12. What is the zoning on the power plant site and will that zoning be changed?
The current zoning is industrial. That zoning is now inconsistent with the City’s goal of new public enjoyment of Lake Erie. Any future zoning will depend on our planning work with GenOn’s successor, but zoning is likely to change to allow the City to meet its objective of new public enjoyment of Lake Erie.
13. Will this change the value of properties in Avon Lake near the plant?
It is too early for us to speculate about that, especially before redevelopment planning has been done.
14. Do you think there could be residential zoning on the site in the future?
Yes, that is possible. If the City stays involved in the planning and redevelopment, it is very unlikely to be solely residential. That would defeat our goal of new public access and enjoyment of Lake Erie.

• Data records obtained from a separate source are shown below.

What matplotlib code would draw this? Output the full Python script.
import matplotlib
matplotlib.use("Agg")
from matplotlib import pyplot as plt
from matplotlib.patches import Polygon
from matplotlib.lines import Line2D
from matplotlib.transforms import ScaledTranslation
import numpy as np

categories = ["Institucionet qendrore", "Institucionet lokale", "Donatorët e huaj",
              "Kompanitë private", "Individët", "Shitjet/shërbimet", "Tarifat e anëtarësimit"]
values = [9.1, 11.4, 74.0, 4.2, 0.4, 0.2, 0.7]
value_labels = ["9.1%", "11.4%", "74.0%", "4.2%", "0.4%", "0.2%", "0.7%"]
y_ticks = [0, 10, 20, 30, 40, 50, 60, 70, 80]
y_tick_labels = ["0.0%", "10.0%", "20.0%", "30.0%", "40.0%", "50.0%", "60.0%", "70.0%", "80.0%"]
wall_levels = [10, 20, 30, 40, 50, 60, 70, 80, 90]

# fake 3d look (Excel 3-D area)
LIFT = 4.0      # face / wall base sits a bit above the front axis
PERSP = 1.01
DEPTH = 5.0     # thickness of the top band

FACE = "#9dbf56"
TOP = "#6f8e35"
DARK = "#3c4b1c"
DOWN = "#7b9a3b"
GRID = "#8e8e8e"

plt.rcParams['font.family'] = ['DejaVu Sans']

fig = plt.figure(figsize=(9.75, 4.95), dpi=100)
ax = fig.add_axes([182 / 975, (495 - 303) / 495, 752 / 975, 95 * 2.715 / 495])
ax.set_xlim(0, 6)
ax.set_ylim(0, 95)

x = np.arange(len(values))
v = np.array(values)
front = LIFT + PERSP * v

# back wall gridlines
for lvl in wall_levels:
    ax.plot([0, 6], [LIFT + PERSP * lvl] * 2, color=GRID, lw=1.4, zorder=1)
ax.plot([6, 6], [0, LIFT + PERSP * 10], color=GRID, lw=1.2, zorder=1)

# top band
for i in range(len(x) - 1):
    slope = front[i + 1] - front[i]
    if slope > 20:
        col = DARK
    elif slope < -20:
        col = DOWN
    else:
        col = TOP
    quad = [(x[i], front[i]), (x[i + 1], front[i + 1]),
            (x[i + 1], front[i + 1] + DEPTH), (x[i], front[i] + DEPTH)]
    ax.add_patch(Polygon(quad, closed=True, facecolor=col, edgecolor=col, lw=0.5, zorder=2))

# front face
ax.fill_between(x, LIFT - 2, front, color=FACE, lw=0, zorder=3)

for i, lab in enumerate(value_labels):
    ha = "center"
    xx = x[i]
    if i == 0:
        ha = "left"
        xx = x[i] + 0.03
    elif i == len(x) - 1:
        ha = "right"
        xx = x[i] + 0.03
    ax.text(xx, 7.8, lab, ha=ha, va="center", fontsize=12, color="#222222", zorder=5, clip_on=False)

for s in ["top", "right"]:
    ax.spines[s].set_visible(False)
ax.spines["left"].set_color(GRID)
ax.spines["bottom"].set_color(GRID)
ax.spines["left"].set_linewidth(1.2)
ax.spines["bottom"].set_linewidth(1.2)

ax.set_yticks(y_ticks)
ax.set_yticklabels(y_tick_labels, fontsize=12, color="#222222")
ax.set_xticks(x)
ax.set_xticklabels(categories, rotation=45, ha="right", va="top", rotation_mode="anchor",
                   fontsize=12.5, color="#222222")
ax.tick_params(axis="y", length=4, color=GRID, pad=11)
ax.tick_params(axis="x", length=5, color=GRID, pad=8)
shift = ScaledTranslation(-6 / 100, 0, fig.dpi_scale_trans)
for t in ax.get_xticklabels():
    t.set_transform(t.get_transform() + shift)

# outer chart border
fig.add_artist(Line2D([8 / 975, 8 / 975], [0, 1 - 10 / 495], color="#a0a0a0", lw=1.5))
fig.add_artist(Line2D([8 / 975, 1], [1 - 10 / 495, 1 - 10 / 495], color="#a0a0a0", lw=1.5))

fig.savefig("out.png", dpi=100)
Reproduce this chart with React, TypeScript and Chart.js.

15. Will the coal pile that runs between Lake and Walker go away?
Yes. There will be no future need for that coal in Avon Lake once the facility has been decommissioned.
16. Will the transmission lines running south from the plant go away?
Those lines belong to FirstEnergy, that decision will be up to them.
17. Where will Avon Lake residents get their power if the plant is gone?
Avon Lake residents do not actually get their power directly from that plant. They get it from a regional grid that pulls from many plants. The plant in Avon Lake only operates for about 50 days per year.
18. Avon Lake had a West End Redevelopment Commission do planning work for the plant and surrounding area in 2014-2015. Will their plan be implemented? Will the group be reassembled?
The work that they did is very helpful. At the appropriate time, we would like to bring that group into the planning discussions.
19. How much say does the City have in what is happening from here forward?
We will work with GenOn’s successor to find a redevelopment plan that both works financially for that organization and achieves the City’s goal of public enjoyment of the lake.
20. Is the old original plant building going to be spared and renovated?
It’s too early to say, though the City would prefer that the building remain if there is a viable place for it in the site’s redevelopment.